Does Consumer Confidence Predict Output Growth?
Tip of the hat to Ted Fertik for flagging Mian, Sufi and Khoshkhou (2017). The authors examine the role that partisan bias plays in consumer expectations. One of their findings is that consumer confidence is extraordinarily high among Trump supporters. But that this has not translated so far into higher spending.
I was skeptical of the notion that consumer confidence—as opposed to CEO confidence, investor confidence, and the risk appetite of intermediaries—had discernible and predictable effects on real economic activity. So I examined the data. Turns out that it does. And that it does so through a clear channel: Consumer confidence predicts discretionary consumer spending which in turn is a strong correlate of real GDP (RGDP) growth.

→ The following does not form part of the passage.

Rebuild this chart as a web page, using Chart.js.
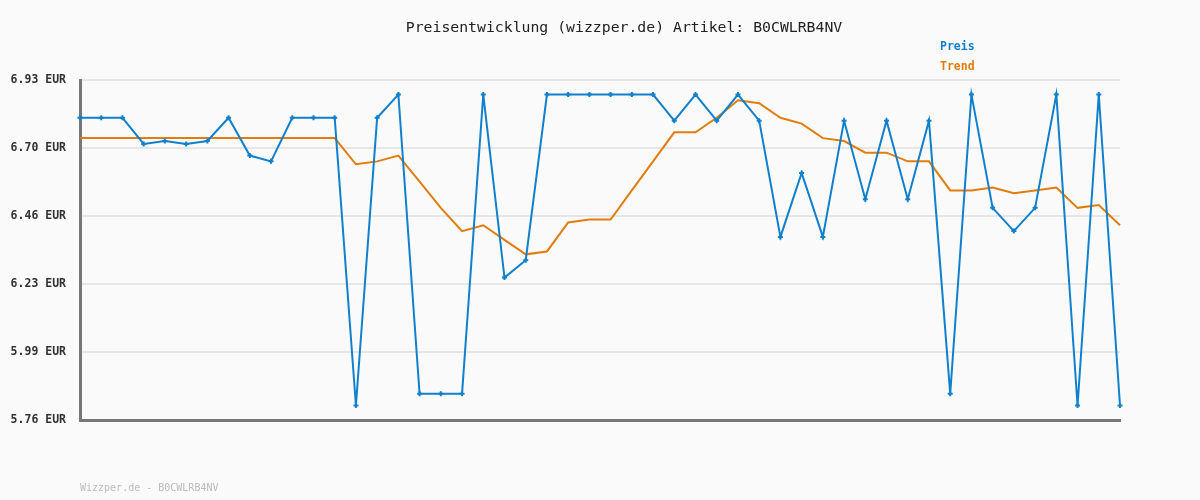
<!DOCTYPE html>
<html>
<head>
<meta charset="utf-8">
<script src="https://cdn.jsdelivr.net/npm/chart.js@4/dist/chart.umd.min.js"></script>
<style>
  html,body{margin:0;padding:0;background:#fafafa;}
  #wrap{width:1200px;height:500px;}
</style>
</head>
<body>
<div id="wrap"><canvas id="chartPreis"></canvas></div>
<script>
/* ==========================================
   DATA
========================================== */
const labels = Array.from({length:50},(_,i)=>String(i+1));

const preis = [
  6.80,6.80,6.80,6.71,6.72,6.71,6.72,6.80,6.67,6.65,
  6.80,6.80,6.80,5.81,6.80,6.88,5.85,5.85,5.85,6.88,
  6.25,6.31,6.88,6.88,6.88,6.88,6.88,6.88,6.79,6.88,
  6.79,6.88,6.79,6.39,6.61,6.39,6.79,6.52,6.79,6.52,
  6.79,5.85,6.88,6.49,6.41,6.49,6.88,5.81,6.88,5.81
];

const trend = [
  6.73,6.73,6.73,6.73,6.73,6.73,6.73,6.73,6.73,6.73,
  6.73,6.73,6.73,6.64,6.65,6.67,6.58,6.49,6.41,6.43,
  6.38,6.33,6.34,6.44,6.45,6.45,6.55,6.65,6.75,6.75,
  6.80,6.86,6.85,6.80,6.78,6.73,6.72,6.68,6.68,6.65,
  6.65,6.55,6.55,6.56,6.54,6.55,6.56,6.49,6.50,6.43
];

const yTicks = [5.76,5.994,6.228,6.462,6.696,6.93];

const titleText = "Preisentwicklung (wizzper.de) Artikel: B0CWLRB4NV";
const footerText = "Wizzper.de - B0CWLRB4NV";

const BLUE = "#1180cc";
const ORANGE = "#e07d0e";
const MONO = "'DejaVu Sans Mono', 'Liberation Mono', monospace";

/* ==========================================
   TEXT PLUGIN (title, legend, footer)
========================================== */
const textPlugin = {
  id:"texts",
  afterDraw(chart){
    const ctx = chart.ctx;
    ctx.save();
    ctx.textBaseline = "middle";

    ctx.font = "14.8px " + MONO;
    ctx.fillStyle = "#222";
    ctx.textAlign = "center";
    ctx.fillText(titleText, 624, 28);

    ctx.font = "bold 11.5px " + MONO;
    ctx.textAlign = "left";
    ctx.fillStyle = BLUE;
    ctx.fillText("Preis", 940, 47);
    ctx.fillStyle = ORANGE;
    ctx.fillText("Trend", 940, 67);

    ctx.font = "10px " + MONO;
    ctx.fillStyle = "#bbb";
    ctx.fillText(footerText, 80, 488);
    ctx.restore();
  }
};

const bgPlugin = {
  id:"bg",
  beforeDraw(chart){
    const ctx = chart.ctx;
    ctx.save();
    ctx.fillStyle = "#fafafa";
    ctx.fillRect(0,0,chart.width,chart.height);
    ctx.restore();
  }
};

/* ==========================================
   CHART
========================================== */
new Chart(
  document.getElementById("chartPreis"),
  {
    type:"line",
    data:{
      labels,
      datasets:[
        {
          label:"Trend",
          data:trend,
          borderColor:ORANGE,
          borderWidth:2,
          pointRadius:0,
          tension:0,
          order:2
        },
        {
          label:"Preis",
          data:preis,
          borderColor:BLUE,
          backgroundColor:BLUE,
          borderWidth:2,
          pointStyle:"cross",
          pointRadius:2.5,
          pointBorderWidth:2,
          pointBorderColor:BLUE,
          tension:0,
          order:1
        }
      ]
    },
    options:{
      responsive:true,
      maintainAspectRatio:false,
      animation:false,
      layout:{
        padding:{left:0,right:80,top:80,bottom:80}
      },
      plugins:{
        legend:{display:false},
        title:{display:false},
        tooltip:{enabled:false}
      },
      scales:{
        x:{
          ticks:{display:false},
          grid:{display:false,drawTicks:false},
          border:{display:true,color:"#777",width:3},
          afterFit(s){ s.height = 0; }
        },
        y:{
          min:5.76,
          max:6.93,
          afterFit(s){ s.width = 80; },
          afterBuildTicks(s){
            s.ticks = yTicks.map(v=>({value:v}));
          },
          ticks:{
            padding:14,
            color:"#333",
            font:{family:MONO,size:11.5,weight:"bold"},
            callback:v=>Number(v).toFixed(2)+" EUR"
          },
          grid:{
            color:"#e6e6e6",
            lineWidth:2,
            drawTicks:false
          },
          border:{display:true,color:"#777",width:3}
        }
      }
    },
    plugins:[bgPlugin,textPlugin]
  }
);
</script>
</body>
</html>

The evidence can be read off Figure 1. Read clockwise from top-left. (1) University of Michigan's Index of Consumer Sentiment (MCSI) predicts RGDP growth even after controlling for lagged RGDP. (2) MCSI predicts growth in real discretionary consumer spending. (3) MCSI does not predict RGDP growth shocks orthogonal to discretionary consumer spending. That is, the residuals obtained by projecting change in log RGDP onto change in log consumer spending are not correlated with lagged consumer spending. (4) Discretionary consumer spending is contemporaneously correlated with growth in RGDP.
Figure 1. The empirical evidence for the confidence channel. The data is at the quarterly frequency and for the period 1960Q1-2017Q3. Source: Haver Analytics.